Would you write out the listing verbatim and skip every picture in it?
— Start of DATA EXCERPT —
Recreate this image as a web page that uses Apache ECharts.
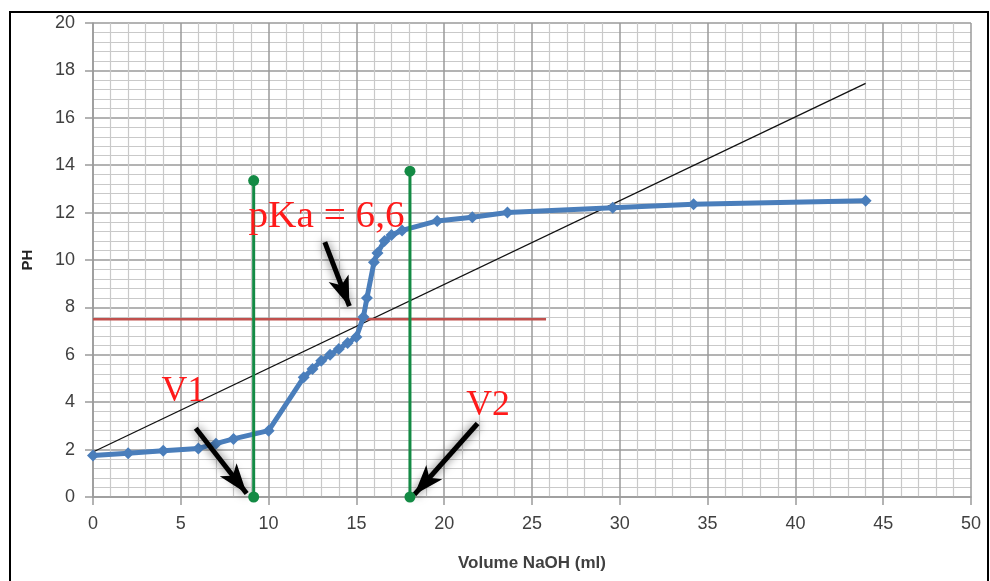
<!DOCTYPE html>
<html>
<head>
<meta charset="utf-8">
<script src="https://cdn.jsdelivr.net/npm/echarts@6/dist/echarts.min.js"></script>
<style>
  html, body { margin: 0; padding: 0; background: #fff; }
  #chart { width: 990px; height: 581px; }
</style>
</head>
<body>
<div id="chart"></div>
<script>
// Titration curve: volume of NaOH added (ml) and measured pH
const volume = [0, 2, 4, 6, 7, 8, 10, 12, 12.5, 13, 13.5, 14, 14.5, 15, 15.4, 15.6, 16, 16.2, 16.6, 17, 17.6, 19.6, 21.6, 23.6, 29.6, 34.2, 44];
const ph     = [1.75, 1.85, 1.95, 2.05, 2.25, 2.45, 2.8, 5.05, 5.4, 5.75, 6.0, 6.25, 6.5, 6.75, 7.6, 8.4, 9.9, 10.3, 10.8, 11.05, 11.25, 11.65, 11.8, 12.0, 12.2, 12.35, 12.5];

// Construction lines
const diagonal = [[0, 1.9], [44, 17.45]];
const pkaLevel = [[0, 7.5], [25.8, 7.5]];
const v1Line = [[9.15, 0], [9.15, 13.35]];
const v2Line = [[18.05, 0], [18.05, 13.75]];

// Arrows: [start, end] in axis units
const arrows = [
  [[5.85, 2.9], [8.75, 0.15]],
  [[21.9, 3.1], [18.3, 0.1]],
  [[13.2, 10.75], [14.6, 8.05]]
];

// Annotation texts and their anchor points
const noteTexts = ['V1', 'V2', 'pKa = 6,6'];
const noteAnchors = [[5.15, 4.45], [22.5, 3.85], [13.3, 11.8]];

const chart = echarts.init(document.getElementById('chart'));

const labelFont = '"Liberation Sans Narrow", "Liberation Sans", sans-serif';
const majorGrid = '#9a9a9a';
const minorGrid = '#c9c9c9';

function axisCommon() {
  return {
    axisLine: { show: true, lineStyle: { color: majorGrid, width: 1.5 } },
    axisTick: { show: true, length: 8, lineStyle: { color: majorGrid, width: 1.5 } },
    splitLine: { show: true, lineStyle: { color: majorGrid, width: 1.5 } },
    minorTick: { show: false, splitNumber: 5 },
    minorSplitLine: { show: true, lineStyle: { color: minorGrid, width: 1.2 } },
    axisLabel: { color: '#404040', fontSize: 18, fontFamily: labelFont, margin: 18 }
  };
}

const arrowSeries = arrows.map(a => ({
  type: 'line',
  data: [],
  silent: true,
  z: 6,
  markLine: {
    silent: true,
    symbol: ['none', 'arrow'],
    symbolSize: [16, 30],
    label: { show: false },
    lineStyle: { color: '#000', width: 5, type: 'solid', shadowColor: 'rgba(0,0,0,0.6)', shadowBlur: 10 },
    data: [[{ coord: a[0] }, { coord: a[1] }]]
  }
}));

chart.setOption({
  animation: false,
  grid: { left: 93, right: 19, top: 23, bottom: 84 },
  xAxis: Object.assign(axisCommon(), {
    type: 'value', min: 0, max: 50, interval: 5,
    name: 'Volume NaOH (ml)', nameLocation: 'middle', nameGap: 58,
    nameTextStyle: { fontSize: 17, fontWeight: 'bold', color: '#404040', fontFamily: labelFont }
  }),
  yAxis: Object.assign(axisCommon(), {
    type: 'value', min: 0, max: 20, interval: 2,
    name: 'PH', nameLocation: 'middle', nameGap: 58, nameRotate: 90,
    nameTextStyle: { fontSize: 15, fontWeight: 'bold', color: '#222', fontFamily: labelFont }
  }),
  series: [
    {
      type: 'line', data: diagonal, symbol: 'none', z: 3,
      lineStyle: { color: '#111', width: 1.3 }
    },
    {
      type: 'line', data: pkaLevel, symbol: 'none', z: 3,
      lineStyle: { color: '#c0504d', width: 2.5 }
    },
    {
      type: 'line', data: volume.map((v, i) => [v, ph[i]]),
      symbol: 'diamond', symbolSize: 12, z: 4,
      itemStyle: { color: '#4a7ebb' },
      lineStyle: { color: '#4a7ebb', width: 5 }
    },
    {
      type: 'line', data: v1Line, symbol: 'circle', symbolSize: 11, z: 5,
      itemStyle: { color: '#138a44' }, lineStyle: { color: '#138a44', width: 3 }
    },
    {
      type: 'line', data: v2Line, symbol: 'circle', symbolSize: 11, z: 5,
      itemStyle: { color: '#138a44' }, lineStyle: { color: '#138a44', width: 3 }
    }
  ].concat(arrowSeries)
});

// Place the red notes and the outer frame once the scales are known
const notes = noteTexts.map((t, i) => {
  const p = chart.convertToPixel({ gridIndex: 0 }, noteAnchors[i]);
  return {
    type: 'text', x: p[0], y: p[1], z: 20,
    scaleX: i === 2 ? 1.06 : 1.02,
    originX: 0, originY: 0,
    style: {
      text: t, fill: '#ff1a1a',
      font: (i === 2 ? '37px' : '35px') + ' "Liberation Serif", "Times New Roman", serif',
      textAlign: 'center', textVerticalAlign: 'middle',
      shadowColor: 'rgba(0,0,0,0.35)', shadowBlur: 6
    }
  };
});

chart.setOption({
  graphic: [
    {
      type: 'rect', z: 30, silent: true,
      shape: { x: 10, y: 12, width: 978, height: 600 },
      style: { fill: 'none', stroke: '#000', lineWidth: 2 }
    }
  ].concat(notes)
});
</script>
</body>
</html>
— End of DATA EXCERPT —
**RESULT:**
Recreate this image as a web page that uses Apache ECharts.
<!DOCTYPE html>
<html>
<head>
<meta charset="utf-8">
<script src="https://cdn.jsdelivr.net/npm/echarts@6/dist/echarts.min.js"></script>
<style>
  html, body { margin: 0; padding: 0; background: #fff; }
  #chart { width: 990px; height: 581px; }
</style>
</head>
<body>
<div id="chart"></div>
<script>
// Titration curve: volume of NaOH added (ml) and measured pH
const volume = [0, 2, 4, 6, 7, 8, 10, 12, 12.5, 13, 13.5, 14, 14.5, 15, 15.4, 15.6, 16, 16.2, 16.6, 17, 17.6, 19.6, 21.6, 23.6, 29.6, 34.2, 44];
const ph     = [1.75, 1.85, 1.95, 2.05, 2.25, 2.45, 2.8, 5.05, 5.4, 5.75, 6.0, 6.25, 6.5, 6.75, 7.6, 8.4, 9.9, 10.3, 10.8, 11.05, 11.25, 11.65, 11.8, 12.0, 12.2, 12.35, 12.5];

// Construction lines
const diagonal = [[0, 1.9], [44, 17.45]];
const pkaLevel = [[0, 7.5], [25.8, 7.5]];
const v1Line = [[9.15, 0], [9.15, 13.35]];
const v2Line = [[18.05, 0], [18.05, 13.75]];

// Arrows: [start, end] in axis units
const arrows = [
  [[5.85, 2.9], [8.75, 0.15]],
  [[21.9, 3.1], [18.3, 0.1]],
  [[13.2, 10.75], [14.6, 8.05]]
];

// Annotation texts and their anchor points
const noteTexts = ['V1', 'V2', 'pKa = 6,6'];
const noteAnchors = [[5.15, 4.45], [22.5, 3.85], [13.3, 11.8]];

const chart = echarts.init(document.getElementById('chart'));

const labelFont = '"Liberation Sans Narrow", "Liberation Sans", sans-serif';
const majorGrid = '#9a9a9a';
const minorGrid = '#c9c9c9';

function axisCommon() {
  return {
    axisLine: { show: true, lineStyle: { color: majorGrid, width: 1.5 } },
    axisTick: { show: true, length: 8, lineStyle: { color: majorGrid, width: 1.5 } },
    splitLine: { show: true, lineStyle: { color: majorGrid, width: 1.5 } },
    minorTick: { show: false, splitNumber: 5 },
    minorSplitLine: { show: true, lineStyle: { color: minorGrid, width: 1.2 } },
    axisLabel: { color: '#404040', fontSize: 18, fontFamily: labelFont, margin: 18 }
  };
}

const arrowSeries = arrows.map(a => ({
  type: 'line',
  data: [],
  silent: true,
  z: 6,
  markLine: {
    silent: true,
    symbol: ['none', 'arrow'],
    symbolSize: [16, 30],
    label: { show: false },
    lineStyle: { color: '#000', width: 5, type: 'solid', shadowColor: 'rgba(0,0,0,0.6)', shadowBlur: 10 },
    data: [[{ coord: a[0] }, { coord: a[1] }]]
  }
}));

chart.setOption({
  animation: false,
  grid: { left: 93, right: 19, top: 23, bottom: 84 },
  xAxis: Object.assign(axisCommon(), {
    type: 'value', min: 0, max: 50, interval: 5,
    name: 'Volume NaOH (ml)', nameLocation: 'middle', nameGap: 58,
    nameTextStyle: { fontSize: 17, fontWeight: 'bold', color: '#404040', fontFamily: labelFont }
  }),
  yAxis: Object.assign(axisCommon(), {
    type: 'value', min: 0, max: 20, interval: 2,
    name: 'PH', nameLocation: 'middle', nameGap: 58, nameRotate: 90,
    nameTextStyle: { fontSize: 15, fontWeight: 'bold', color: '#222', fontFamily: labelFont }
  }),
  series: [
    {
      type: 'line', data: diagonal, symbol: 'none', z: 3,
      lineStyle: { color: '#111', width: 1.3 }
    },
    {
      type: 'line', data: pkaLevel, symbol: 'none', z: 3,
      lineStyle: { color: '#c0504d', width: 2.5 }
    },
    {
      type: 'line', data: volume.map((v, i) => [v, ph[i]]),
      symbol: 'diamond', symbolSize: 12, z: 4,
      itemStyle: { color: '#4a7ebb' },
      lineStyle: { color: '#4a7ebb', width: 5 }
    },
    {
      type: 'line', data: v1Line, symbol: 'circle', symbolSize: 11, z: 5,
      itemStyle: { color: '#138a44' }, lineStyle: { color: '#138a44', width: 3 }
    },
    {
      type: 'line', data: v2Line, symbol: 'circle', symbolSize: 11, z: 5,
      itemStyle: { color: '#138a44' }, lineStyle: { color: '#138a44', width: 3 }
    }
  ].concat(arrowSeries)
});

// Place the red notes and the outer frame once the scales are known
const notes = noteTexts.map((t, i) => {
  const p = chart.convertToPixel({ gridIndex: 0 }, noteAnchors[i]);
  return {
    type: 'text', x: p[0], y: p[1], z: 20,
    scaleX: i === 2 ? 1.06 : 1.02,
    originX: 0, originY: 0,
    style: {
      text: t, fill: '#ff1a1a',
      font: (i === 2 ? '37px' : '35px') + ' "Liberation Serif", "Times New Roman", serif',
      textAlign: 'center', textVerticalAlign: 'middle',
      shadowColor: 'rgba(0,0,0,0.35)', shadowBlur: 6
    }
  };
});

chart.setOption({
  graphic: [
    {
      type: 'rect', z: 30, silent: true,
      shape: { x: 10, y: 12, width: 978, height: 600 },
      style: { fill: 'none', stroke: '#000', lineWidth: 2 }
    }
  ].concat(notes)
});
</script>
</body>
</html>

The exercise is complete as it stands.